Assuming you control the client code, you can periodically disconnect and reconnect. This could also simplify deployment.

hpx7

Horizontal scaling is certainly a challenge. With traditional load balancers, you don't control which instance your clients get routed to, so you end up needing to use message brokers or stateful routing to ensure message broadcasts work correctly with multiple websocket server instances.

dilyevsky

> WebSocket connections can be unexpectedly blocked, especially on restrictive public networks.

What? How would public network even know you’re running a websocket if you’re using TLS? I dont think it’s really possible in general case

> Since SSE is HTTP-based, it's much less likely to be blocked, providing a reliable alternative in restricted environments.

And websockets are not http-based?

What article describes as challenges seems like very pedestrian things that any rpc-based backend needs to solve.

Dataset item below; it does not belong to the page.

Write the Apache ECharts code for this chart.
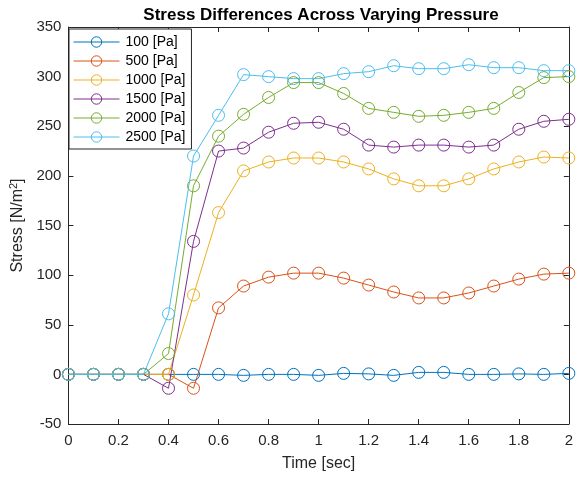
<!DOCTYPE html>
<html>
<head>
<meta charset="utf-8">
<script src="https://cdn.jsdelivr.net/npm/echarts@6/dist/echarts.min.js"></script>
<style>
  html, body { margin: 0; padding: 0; background: #fff; }
  #main { width: 576px; height: 477px; }
</style>
</head>
<body>
<div id="main"></div>
<script>
// time samples [sec]
const time = [0, 0.1, 0.2, 0.3, 0.4, 0.5, 0.6, 0.7, 0.8, 0.9, 1.0,
  1.1, 1.2, 1.3, 1.4, 1.5, 1.6, 1.7, 1.8, 1.9, 2.0];

// stress per pressure level [N/m^2]
const p100 = [0, 0, 0, 0, 0, 0, 0, -1, 0, 0, -1, 1, 0.5, -1, 2, 2, 0, 0, 0.5, 0, 1];
const p500 = [0, 0, 0, 0, 0, -14, 67, 89, 98, 102, 102, 97, 90, 83, 77, 77, 82, 89, 96, 101, 102];
const p1000 = [0, 0, 0, 0, 0, 80, 163, 205, 214, 218, 218, 214, 207, 197, 190, 190, 197, 207, 214, 219, 218];
const p1500 = [0, 0, 0, 0, -14, 134, 225, 228, 244, 253, 254, 247, 231, 229, 231, 231, 229, 231, 247, 255, 257];
const p2000 = [0, 0, 0, 0, 21, 190, 240, 262, 279, 294, 294, 283, 268, 264, 260, 261, 264, 268, 284, 299, 300];
const p2500 = [0, 0, 0, 0, 61, 220, 261, 302, 300, 298, 298, 303, 305, 311, 308, 308, 312, 309, 309, 306, 306];

const seriesNames = ["100 [Pa]", "500 [Pa]", "1000 [Pa]", "1500 [Pa]", "2000 [Pa]", "2500 [Pa]"];
const seriesValues = [p100, p500, p1000, p1500, p2000, p2500];

// MATLAB default line colors
const colors = ["#0072BD", "#D95319", "#EDB120", "#7E2F8E", "#77AC30", "#4DBEEE"];

const font = "'Liberation Sans', Arial, Helvetica, sans-serif";
const axisColor = "#262626";

var chart = echarts.init(document.getElementById("main"), null, { renderer: "canvas" });

const series = seriesNames.map((name, i) => ({
  name: name,
  type: "line",
  data: time.map((t, k) => [t, seriesValues[i][k]]),
  symbol: "circle",
  symbolSize: 12,
  showSymbol: true,
  lineStyle: { color: colors[i], width: 1 },
  itemStyle: { color: "rgba(0,0,0,0)", borderColor: colors[i], borderWidth: 1 },
  emphasis: { disabled: true },
  animation: false,
}));

// shared axis styling (box with inward ticks on all sides)
function boxAxis(extra) {
  return Object.assign({
    axisLine: { show: true, onZero: false, lineStyle: { color: axisColor, width: 1 } },
    axisTick: { show: true, inside: true, length: 5, lineStyle: { color: axisColor } },
    splitLine: { show: false },
  }, extra);
}

chart.setOption({
  backgroundColor: "#fff",
  animation: false,
  title: {
    text: "Stress Differences Across Varying Pressure",
    left: 316,
    textAlign: "center",
    top: 2,
    textStyle: { fontFamily: font, fontSize: 17, fontWeight: "bold", color: "#000" },
  },
  legend: {
    orient: "vertical",
    left: 69,
    top: 29,
    padding: [6, 6, 5, 4],
    itemGap: 5,
    itemWidth: 46,
    itemHeight: 13,
    backgroundColor: "#fff",
    borderColor: axisColor,
    borderWidth: 1,
    borderRadius: 0,
    lineStyle: { width: 1 },
    itemStyle: { borderWidth: 1 },
    textStyle: { fontFamily: font, fontSize: 14, color: "#000", padding: [0, 0, 0, 1] },
    data: seriesNames,
  },
  grid: { left: 64, right: 6, top: 27, bottom: 52, containLabel: false },
  xAxis: [
    boxAxis({
      type: "value",
      min: 0,
      max: 2,
      interval: 0.2,
      name: "Time [sec]",
      nameLocation: "middle",
      nameGap: 32,
      nameTextStyle: { fontFamily: font, fontSize: 16, color: axisColor },
      axisLabel: { fontFamily: font, fontSize: 15, color: axisColor, margin: 9 },
    }),
    boxAxis({
      type: "value",
      position: "top",
      min: 0,
      max: 2,
      interval: 0.2,
      axisLabel: { show: false },
    }),
  ],
  yAxis: [
    boxAxis({
      type: "value",
      min: -50,
      max: 350,
      interval: 50,
      name: "Stress [N/m{sup|2}]",
      nameLocation: "middle",
      nameGap: 36,
      nameTextStyle: {
        fontFamily: font, fontSize: 16, color: axisColor,
        rich: { sup: { fontFamily: font, fontSize: 11, color: axisColor, verticalAlign: "top", padding: [0, 0, 8, 0] } },
      },
      axisLabel: { fontFamily: font, fontSize: 15, color: axisColor, margin: 7 },
    }),
    boxAxis({
      type: "value",
      position: "right",
      min: -50,
      max: 350,
      interval: 50,
      axisLabel: { show: false },
    }),
  ],
  series: series,
});
</script>
</body>
</html>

The real reason websockets are hard to scale is because they pin state to a particular backend replica so if the whole bunch of them disconnect at scale the system might run out of resources trying to re-load all that state

atul-jalan

The initial handshake will usually include an `Upgrade: websocket` header, which can be inspected by networks.

dilyevsky

No, it literally can not be because by the time Upgrade header appears the connection is already encrypted.

jauco

Restricted environments in larger corporations can do a full mitm proxy

pk-protect-ai

I agree here. I have had an experience of scaling WebSockets server to 20M connections on a single server (with this one https://github.com/ITpC/LAppS.git). However there are several issues with scaling WebSockets, on the backends as well: mutex locking, non-parallel XOR of input stream, utf8 validation. I do not know the state of the above repository code, it seems that it was never updated for at least 5 years. There were bugs in HTTP parsing in the client part for some cases. Though vertical scalability was excellent. Sad this thing never reached production state.

klabb3

> non-parallel XOR of input stream

I remember this one in particular making me upset, simply because of another extra buffer pass for security reasons that I believe are only to prevent proxies doing shit they never should have done in the first place?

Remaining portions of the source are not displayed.